All Is Lost, 2013.
Directed by J.C. Chandor.
Starring Robert Redford.
SYNOPSIS:
After a collision with a shipping container at sea, a resourceful sailor finds himself, despite all efforts to the contrary, staring his mortality in the face.
The art of storytelling. It’s the backbone of any great film, regardless of age, budget, genre, or audience. Without a director who can tell a story, no matter what that story may be, a film is just a collection of scenes strung together in the hope the audience doesn’t care as long as things go ‘boom’ or jokes are told with rapid frequency.
In director J.C. Chandor’s All Is Lost we open on a black screen and hear the sound of waves lapping against something. As a title card appears telling us we are 1700 nautical miles from shore in the Indian Ocean, we then hear a short voice over. We’re two minutes into a 105 minutes film, and from here on we’ll hear barely another word of dialogue, we’ll see only one actor, we’ll see only one setting, and what follows will hit us with every emotion possible. All Is Lost isn’t just cinematic storytelling at its best, it’s the very definition of it.

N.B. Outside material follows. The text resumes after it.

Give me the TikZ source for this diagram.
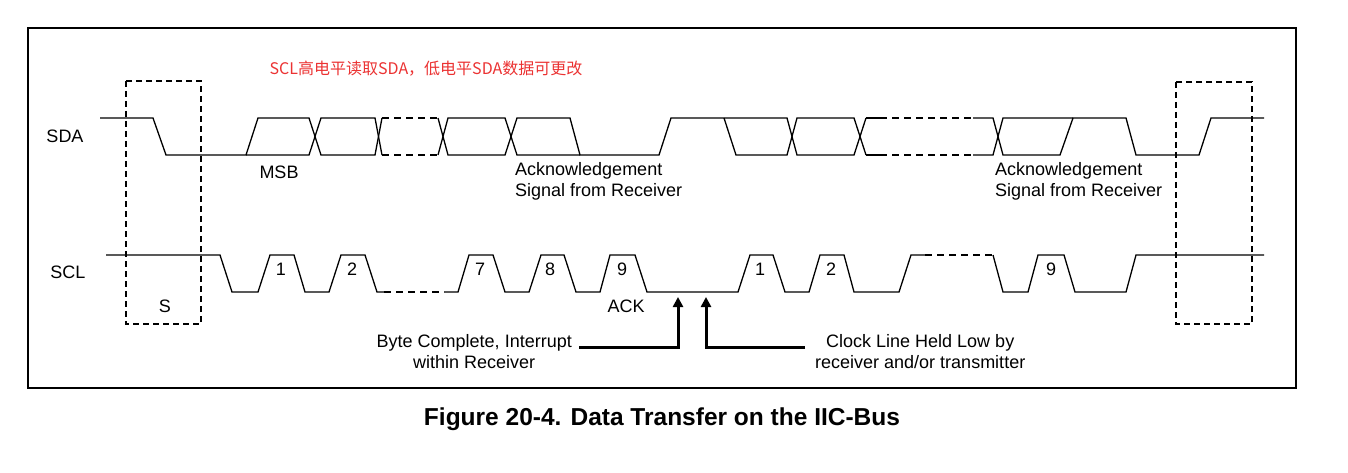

What Chandor has achieved here is, as far as my movie-going experiences are concerned, a unique film experience. We’ve seen plenty of single location films before, but never one which is essentially dialogue free and the importance of this is that the film relies on all the other elements of storytelling to fill whatever void a lack of dialogue may have. The camera placement, lens choice, acting, music, scene length, and visual queues have to tell us everything because there is no alternative. Chandor has presented such a tough challenge for himself, it’s a wonder the film even got made, let alone turned out to be near-perfection.
Moreover, the dialogue-free storytelling is not an act of pretention or a gimmick to see how much can be done without words, but the beauty of Chandor’s story is that it doesn’t require words. By casting Robert Redford we can tell by his presence that he is an experienced sailor, no words would add to that, so no additional words are said. There isn’t a ‘Wilson’ volleyball to confide in, nor is there another sailor on the end of a radio to allow us to hear Redford’s internal thoughts. We know practically nothing about this man; not how long he has been at sea, not what his mission or goal was, not who he has waiting for him back home, and not even his name (he is credited as ‘Our Man’). Despite all this it makes no difference. If we knew these things, would it make his plight any more desperate, or would his survival anymore uplifting? On the strength of the film, the answer is definitively ‘no’.
‘Our Man’ is a superbly written character because through him Chandor is able to raise the stakes and the development of the plot, such as it is. When the film begins, his yacht has been hit by a stray shipping container (we don’t know where from, it doesn’t matter) and water is leaking in. The script could now go two ways; instantly ramping up the fear of dying at sea if the damage cannot be fixed and setting a high bar of tension from the very start, or it could go in the opposite way, which it does. Our Man methodically fixes the damage over several scenes of systematic processes only a seasoned sailor would know how to do. He doesn’t panic, so neither do we.
Needless to say Robert Redford gives an outstanding performance, the likes of which are so rare for any actor to take on, let alone a 77 year old. The film’s success rests, partially, on his ability to convince us this is all happening and there is never a moment when he doesn’t.
In the following scenes he faces the worst that nature can throw at him; he is bruised and battered, his yacht is destroyed, he loses all his possessions which may have been with him on countless other voyages, he is forced to live out of a survival kit, and all the while he keeps it together, never asking for the audience’s sympathy but here is one character which we can truly root for. He isn’t a construct made up of clichéd dialogue (Gravity, I’m looking at you) because the film maker is too worried that his audience won’t feel enough genuine emotion, he is a just a man. It could be any man, any nationality, race, age, and it could be any time in history or in any ocean. Survival is survival and Chandor makes us feel for this man we barely know.
Added to this, Chandor never lets his film get stale and the visuals remain beautiful and captivating throughout, whether it be a yacht turning 360 degrees in a storm or the sight of a school of fish swimming beneath a life raft, All Is Lost has our attention from the first frame to the last. Now that is the sign of a director operating at the highest level of his art and All Is Lost is at that highest of levels.